### [DATA SEGMENT]
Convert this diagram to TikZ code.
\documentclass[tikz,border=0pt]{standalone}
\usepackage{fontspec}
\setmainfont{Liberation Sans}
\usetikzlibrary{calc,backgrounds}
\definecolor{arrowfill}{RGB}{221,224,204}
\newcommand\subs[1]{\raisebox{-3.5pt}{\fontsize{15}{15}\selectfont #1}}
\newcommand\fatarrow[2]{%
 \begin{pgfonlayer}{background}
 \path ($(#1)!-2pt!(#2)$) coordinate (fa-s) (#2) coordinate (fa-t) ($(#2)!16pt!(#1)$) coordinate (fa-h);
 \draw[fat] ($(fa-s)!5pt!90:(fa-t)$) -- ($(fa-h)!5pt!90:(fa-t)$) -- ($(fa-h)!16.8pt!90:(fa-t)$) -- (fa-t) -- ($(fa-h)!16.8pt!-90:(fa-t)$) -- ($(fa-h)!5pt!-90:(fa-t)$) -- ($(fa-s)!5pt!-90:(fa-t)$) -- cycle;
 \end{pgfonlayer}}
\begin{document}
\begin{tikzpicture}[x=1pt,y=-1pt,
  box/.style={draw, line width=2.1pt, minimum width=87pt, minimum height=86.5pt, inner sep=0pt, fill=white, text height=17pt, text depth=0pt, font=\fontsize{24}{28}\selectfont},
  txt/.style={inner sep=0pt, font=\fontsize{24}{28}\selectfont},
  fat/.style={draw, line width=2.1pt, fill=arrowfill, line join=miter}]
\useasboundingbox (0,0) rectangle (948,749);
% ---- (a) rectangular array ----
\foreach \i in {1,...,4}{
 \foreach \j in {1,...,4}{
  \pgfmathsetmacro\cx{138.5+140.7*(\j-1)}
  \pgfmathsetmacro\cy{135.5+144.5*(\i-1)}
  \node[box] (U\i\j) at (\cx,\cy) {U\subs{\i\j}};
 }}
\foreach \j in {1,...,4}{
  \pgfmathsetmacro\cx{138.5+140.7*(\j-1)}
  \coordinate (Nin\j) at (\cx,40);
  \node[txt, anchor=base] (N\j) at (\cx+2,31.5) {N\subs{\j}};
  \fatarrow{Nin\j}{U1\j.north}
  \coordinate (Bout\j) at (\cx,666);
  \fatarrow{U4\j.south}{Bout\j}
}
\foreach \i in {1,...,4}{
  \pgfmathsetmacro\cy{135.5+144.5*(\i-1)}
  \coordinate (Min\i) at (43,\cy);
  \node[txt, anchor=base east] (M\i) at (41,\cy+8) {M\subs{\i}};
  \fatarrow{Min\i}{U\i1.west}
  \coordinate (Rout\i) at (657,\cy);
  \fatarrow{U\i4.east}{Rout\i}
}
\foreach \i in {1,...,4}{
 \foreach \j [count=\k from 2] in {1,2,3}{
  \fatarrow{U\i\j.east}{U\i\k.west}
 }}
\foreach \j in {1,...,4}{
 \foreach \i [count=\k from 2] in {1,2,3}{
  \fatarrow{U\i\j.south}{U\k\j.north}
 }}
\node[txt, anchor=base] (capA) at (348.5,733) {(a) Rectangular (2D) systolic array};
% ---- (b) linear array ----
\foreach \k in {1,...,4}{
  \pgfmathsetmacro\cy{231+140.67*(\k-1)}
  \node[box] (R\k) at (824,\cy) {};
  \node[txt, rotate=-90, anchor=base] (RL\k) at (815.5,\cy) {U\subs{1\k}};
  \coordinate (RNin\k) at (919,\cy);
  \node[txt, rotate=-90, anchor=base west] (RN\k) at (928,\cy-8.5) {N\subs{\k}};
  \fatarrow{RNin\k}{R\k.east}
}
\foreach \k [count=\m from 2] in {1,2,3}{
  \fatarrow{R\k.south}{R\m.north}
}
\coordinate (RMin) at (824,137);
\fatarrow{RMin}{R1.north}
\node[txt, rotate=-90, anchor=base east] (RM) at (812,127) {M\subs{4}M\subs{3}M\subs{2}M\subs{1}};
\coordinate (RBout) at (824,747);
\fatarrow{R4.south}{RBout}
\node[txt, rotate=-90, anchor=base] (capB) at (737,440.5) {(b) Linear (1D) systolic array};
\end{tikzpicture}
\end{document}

### [EXERCISE BRIEF]
Retype the data in full and match it exactly.

### [SOLUTION TO THE PROBLEM]
Convert this diagram to TikZ code.
\documentclass[tikz,border=0pt]{standalone}
\usepackage{fontspec}
\setmainfont{Liberation Sans}
\usetikzlibrary{calc,backgrounds}
\definecolor{arrowfill}{RGB}{221,224,204}
\newcommand\subs[1]{\raisebox{-3.5pt}{\fontsize{15}{15}\selectfont #1}}
\newcommand\fatarrow[2]{%
 \begin{pgfonlayer}{background}
 \path ($(#1)!-2pt!(#2)$) coordinate (fa-s) (#2) coordinate (fa-t) ($(#2)!16pt!(#1)$) coordinate (fa-h);
 \draw[fat] ($(fa-s)!5pt!90:(fa-t)$) -- ($(fa-h)!5pt!90:(fa-t)$) -- ($(fa-h)!16.8pt!90:(fa-t)$) -- (fa-t) -- ($(fa-h)!16.8pt!-90:(fa-t)$) -- ($(fa-h)!5pt!-90:(fa-t)$) -- ($(fa-s)!5pt!-90:(fa-t)$) -- cycle;
 \end{pgfonlayer}}
\begin{document}
\begin{tikzpicture}[x=1pt,y=-1pt,
  box/.style={draw, line width=2.1pt, minimum width=87pt, minimum height=86.5pt, inner sep=0pt, fill=white, text height=17pt, text depth=0pt, font=\fontsize{24}{28}\selectfont},
  txt/.style={inner sep=0pt, font=\fontsize{24}{28}\selectfont},
  fat/.style={draw, line width=2.1pt, fill=arrowfill, line join=miter}]
\useasboundingbox (0,0) rectangle (948,749);
% ---- (a) rectangular array ----
\foreach \i in {1,...,4}{
 \foreach \j in {1,...,4}{
  \pgfmathsetmacro\cx{138.5+140.7*(\j-1)}
  \pgfmathsetmacro\cy{135.5+144.5*(\i-1)}
  \node[box] (U\i\j) at (\cx,\cy) {U\subs{\i\j}};
 }}
\foreach \j in {1,...,4}{
  \pgfmathsetmacro\cx{138.5+140.7*(\j-1)}
  \coordinate (Nin\j) at (\cx,40);
  \node[txt, anchor=base] (N\j) at (\cx+2,31.5) {N\subs{\j}};
  \fatarrow{Nin\j}{U1\j.north}
  \coordinate (Bout\j) at (\cx,666);
  \fatarrow{U4\j.south}{Bout\j}
}
\foreach \i in {1,...,4}{
  \pgfmathsetmacro\cy{135.5+144.5*(\i-1)}
  \coordinate (Min\i) at (43,\cy);
  \node[txt, anchor=base east] (M\i) at (41,\cy+8) {M\subs{\i}};
  \fatarrow{Min\i}{U\i1.west}
  \coordinate (Rout\i) at (657,\cy);
  \fatarrow{U\i4.east}{Rout\i}
}
\foreach \i in {1,...,4}{
 \foreach \j [count=\k from 2] in {1,2,3}{
  \fatarrow{U\i\j.east}{U\i\k.west}
 }}
\foreach \j in {1,...,4}{
 \foreach \i [count=\k from 2] in {1,2,3}{
  \fatarrow{U\i\j.south}{U\k\j.north}
 }}
\node[txt, anchor=base] (capA) at (348.5,733) {(a) Rectangular (2D) systolic array};
% ---- (b) linear array ----
\foreach \k in {1,...,4}{
  \pgfmathsetmacro\cy{231+140.67*(\k-1)}
  \node[box] (R\k) at (824,\cy) {};
  \node[txt, rotate=-90, anchor=base] (RL\k) at (815.5,\cy) {U\subs{1\k}};
  \coordinate (RNin\k) at (919,\cy);
  \node[txt, rotate=-90, anchor=base west] (RN\k) at (928,\cy-8.5) {N\subs{\k}};
  \fatarrow{RNin\k}{R\k.east}
}
\foreach \k [count=\m from 2] in {1,2,3}{
  \fatarrow{R\k.south}{R\m.north}
}
\coordinate (RMin) at (824,137);
\fatarrow{RMin}{R1.north}
\node[txt, rotate=-90, anchor=base east] (RM) at (812,127) {M\subs{4}M\subs{3}M\subs{2}M\subs{1}};
\coordinate (RBout) at (824,747);
\fatarrow{R4.south}{RBout}
\node[txt, rotate=-90, anchor=base] (capB) at (737,440.5) {(b) Linear (1D) systolic array};
\end{tikzpicture}
\end{document}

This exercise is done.